TASK TO COMPLETE -
Where the word "React" occurs in a line, return that line.

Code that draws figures
※ ※ ※
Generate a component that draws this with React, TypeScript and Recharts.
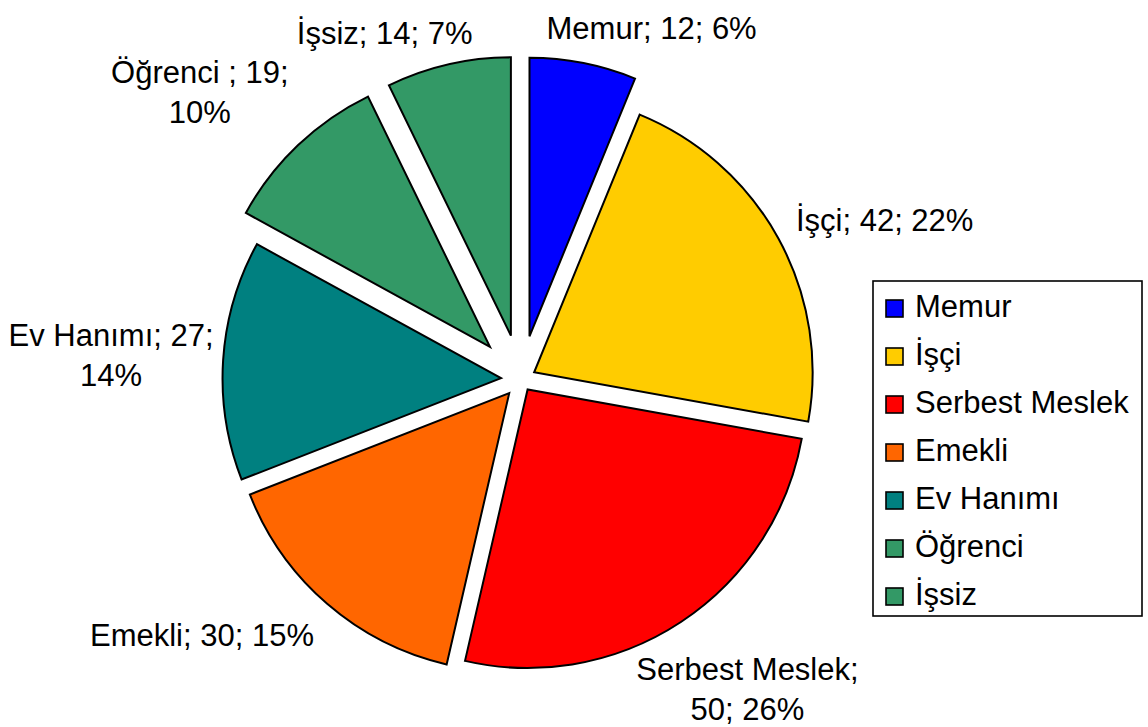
import React from 'react';
import { PieChart, Pie, Cell, Legend } from 'recharts';

// ---- data ----
const CATEGORIES = ['Memur', 'İşçi', 'Serbest Meslek', 'Emekli', 'Ev Hanımı', 'Öğrenci', 'İşsiz'];
const LABEL_NAMES = ['Memur', 'İşçi', 'Serbest Meslek', 'Emekli', 'Ev Hanımı', 'Öğrenci ', 'İşsiz'];
const VALUES = [12, 42, 50, 30, 27, 19, 14];
const COLORS = ['#0000FF', '#FFCC00', '#FF0000', '#FF6600', '#008080', '#339966', '#339966'];

// ---- layout / style ----
const W = 1148;
const H = 727;
const CX = 521;
const CY = 379.5;
const R = 278.5;
const EXPLODE = [44, 15, 12, 18, 20, 45, 45];
const FONT = 31;
const FONT_FAMILY = '"Liberation Sans", Arial, Helvetica, sans-serif';
const LINE_H = 40;
const LABEL_GAP = 12;
const WRAP_W = 235;
const LABEL_NUDGE: [number, number][] = [
  [60, 7],
  [23, 27],
  [12, -16],
  [-64, -40],
  [4, 2],
  [-32, 16],
  [-54, 10],
];

const TOTAL = VALUES.reduce((a, b) => a + b, 0);
const CUM = VALUES.map((_, i) => VALUES.slice(0, i).reduce((a, b) => a + b, 0));

let ctx: CanvasRenderingContext2D | null = null;
const measure = (s: string) => {
  if (!ctx) {
    const c = document.createElement('canvas');
    ctx = c.getContext('2d');
  }
  if (!ctx) return s.length * FONT * 0.55;
  ctx.font = `${FONT}px ${FONT_FAMILY}`;
  return ctx.measureText(s).width;
};

const wrap = (s: string) => {
  const words = s.split(' ');
  const lines: string[] = [];
  let cur = '';
  words.forEach((w) => {
    const t = cur ? cur + ' ' + w : w;
    if (cur && measure(t) > WRAP_W) {
      lines.push(cur);
      cur = w;
    } else cur = t;
  });
  if (cur) lines.push(cur);
  return lines;
};

const sliceAngles = (i: number) => {
  const start = 90 - (CUM[i] * 360) / TOTAL;
  const end = 90 - ((CUM[i] + VALUES[i]) * 360) / TOTAL;
  return { start, end, mid: (start + end) / 2 };
};

const makeLabel = (i: number) => (props: any) => {
  const { cx, cy, outerRadius } = props;
  const { mid } = sliceAngles(i);
  const rad = (mid * Math.PI) / 180;
  const ux = Math.cos(rad);
  const uy = -Math.sin(rad);
  const pct = Math.round((VALUES[i] / TOTAL) * 100);
  const text = `${LABEL_NAMES[i]}; ${VALUES[i]}; ${pct}%`;
  const lines = wrap(text);
  const w = Math.max(...lines.map(measure));
  const capH = 0.716 * FONT;
  const h = capH + (lines.length - 1) * LINE_H;
  const ext = (Math.abs(ux) * w) / 2 + (Math.abs(uy) * h) / 2;
  const dist = outerRadius + ext + LABEL_GAP;
  const x = cx + dist * ux + LABEL_NUDGE[i][0];
  const y = cy + dist * uy + LABEL_NUDGE[i][1];
  const firstBase = y - ((lines.length - 1) * LINE_H) / 2 + capH / 2;
  return (
    <text
      key={`lbl-${i}`}
      x={x}
      y={firstBase}
      textAnchor="middle"
      fontFamily={FONT_FAMILY}
      fontSize={FONT}
      fill="#000"
    >
      {lines.map((ln, k) => (
        <tspan key={k} x={x} y={firstBase + k * LINE_H}>
          {ln}
        </tspan>
      ))}
    </text>
  );
};

const LegendBox = () => (
  <svg width={272} height={338} style={{ display: 'block' }}>
    <rect x={1} y={1} width={269} height={335} fill="#fff" stroke="#000" strokeWidth={1.6} />
    {CATEGORIES.map((n, i) => (
      <g key={n + i}>
        <rect
          x={14}
          y={20 + i * 48}
          width={17}
          height={17}
          fill={COLORS[i]}
          stroke="#000"
          strokeWidth={1.6}
        />
        <text x={43} y={37 + i * 48} fontFamily={FONT_FAMILY} fontSize={FONT} fill="#000">
          {n}
        </text>
      </g>
    ))}
  </svg>
);

export default function App() {
  return (
    <div style={{ position: 'absolute', left: 0, top: 0, width: W, height: H, background: '#fff' }}>
      <PieChart width={W} height={H} margin={{ top: 0, right: 0, bottom: 0, left: 0 }}>
        {VALUES.map((v, i) => {
          const { start, end, mid } = sliceAngles(i);
          const rad = (mid * Math.PI) / 180;
          const ox = CX + EXPLODE[i] * Math.cos(rad);
          const oy = CY - EXPLODE[i] * Math.sin(rad);
          return (
            <Pie
              key={CATEGORIES[i]}
              data={[{ name: CATEGORIES[i], value: v }]}
              dataKey="value"
              nameKey="name"
              cx={ox}
              cy={oy}
              innerRadius={0}
              outerRadius={R}
              startAngle={start}
              endAngle={end}
              stroke="#000"
              strokeWidth={2}
              isAnimationActive={false}
              label={makeLabel(i)}
              labelLine={false}
            >
              <Cell fill={COLORS[i]} stroke="#000" strokeWidth={2} />
            </Pie>
          );
        })}
        <Legend
          layout="vertical"
          align="right"
          verticalAlign="middle"
          content={<LegendBox />}
          wrapperStyle={{ left: 872, top: 280, width: 272, height: 338 }}
        />
      </PieChart>
    </div>
  );
}
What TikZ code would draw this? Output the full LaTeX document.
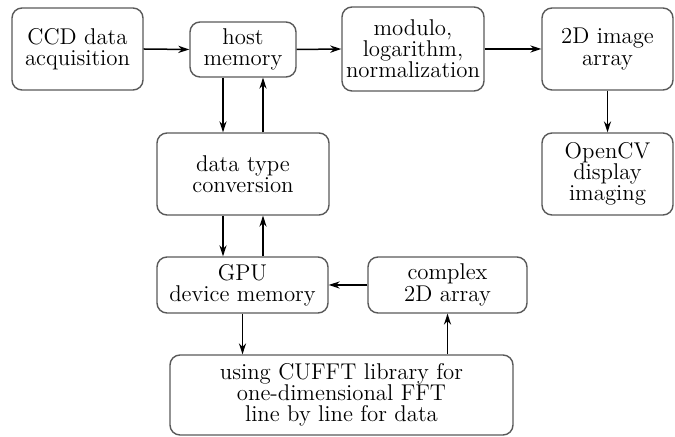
\documentclass[tikz,border=0pt]{standalone}
\usetikzlibrary{arrows.meta}
\begin{document}
\begin{tikzpicture}[x=0.5pt,y=-0.5pt,
        blk/.style={draw=black!65,line width=0.7pt,rounded corners=5pt,
            align=center,inner sep=0pt,font=\fontsize{11.4}{10.6}\selectfont},
        flow/.style={-{Stealth[length=5.5pt,width=3.6pt]},line width=0.75pt}]
    \useasboundingbox (0,0) rectangle (675,437);
    %% Top row
    \node[blk,minimum width=65.5pt,minimum height=41pt]
        (ccd) at (77.5,49) {CCD data\\acquisition};
    \node[blk,minimum width=53pt,minimum height=27.5pt]
        (host) at (243,49.5) {host\\memory};
    \node[blk,minimum width=71pt,minimum height=42pt]
        (norm) at (413,49) {modulo,\\logarithm,\\normalization};
    \node[blk,minimum width=65.5pt,minimum height=41pt]
        (image) at (607.5,49) {2D image\\array};
    %% Middle row
    \node[blk,minimum width=86pt,minimum height=41pt]
        (conv) at (243,174) {data type\\conversion};
    \node[blk,minimum width=65.5pt,minimum height=41pt]
        (opencv) at (607.5,174) {OpenCV\\display\\imaging};
    %% GPU side
    \node[blk,minimum width=85.5pt,minimum height=28pt]
        (gpu) at (242.5,285) {GPU\\device memory};
    \node[blk,minimum width=79.5pt,minimum height=28pt]
        (cplx) at (447.5,285) {complex\\2D array};
    \node[blk,minimum width=171.5pt,minimum height=40pt]
        (fft) at (341.5,395) {using CUFFT library for\\one-dimensional FFT\\line by line for data};
    %% Arrows
    \draw[flow] (ccd.east) -- (host.west);
    \draw[flow] (host.east) -- (norm.west);
    \draw[flow] (norm.east) -- (image.west);
    \draw[flow] (image) -- (opencv);
    \draw[flow] ([xshift=-10pt]host.south) -- ([xshift=-10pt]conv.north);
    \draw[flow] ([xshift=10pt]conv.north) -- ([xshift=10pt]host.south);
    \draw[flow] ([xshift=-10pt]conv.south) -- ([xshift=-10pt]conv.south |- gpu.north);
    \draw[flow] ([xshift=10pt]conv.south |- gpu.north) -- ([xshift=10pt]conv.south);
    \draw[flow] (cplx.west) -- (gpu.east);
    \draw[flow] (gpu.south) -- (gpu.south |- fft.north);
    \draw[flow] (cplx.south |- fft.north) -- (cplx.south);
\end{tikzpicture}
\end{document}
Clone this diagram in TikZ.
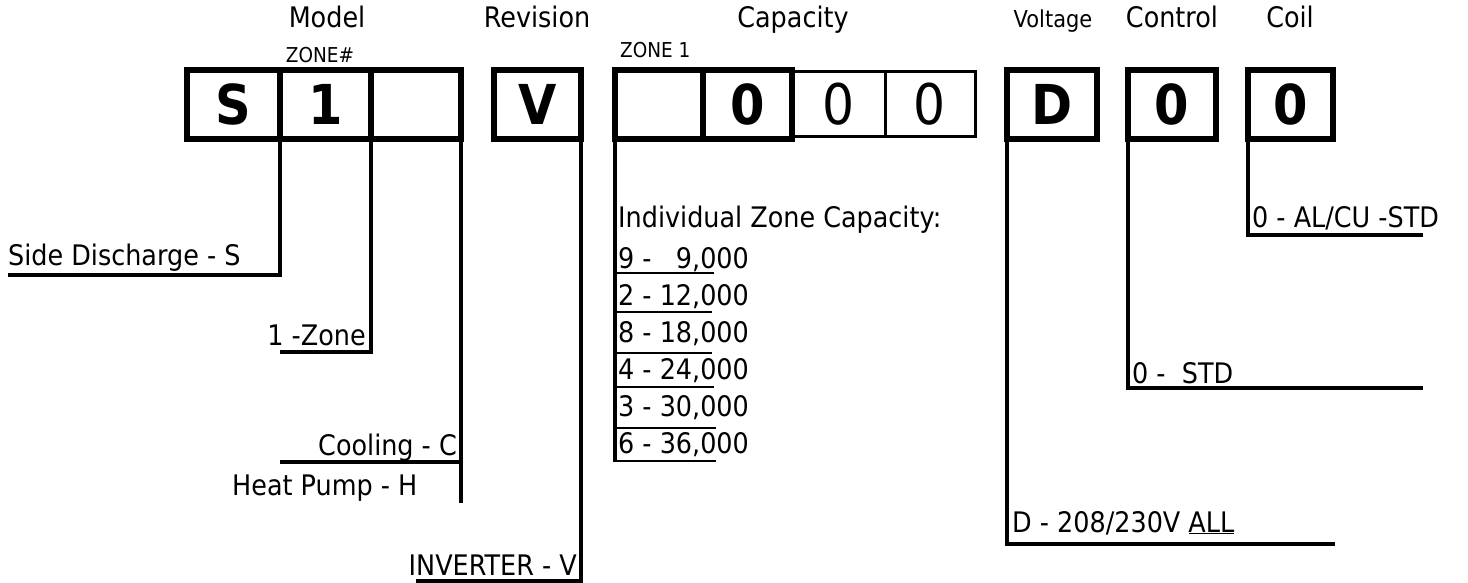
※ ※ ※
EXERCISE RESPONSE -
Generate a component that draws this with React, TypeScript and Recharts.
import React from 'react';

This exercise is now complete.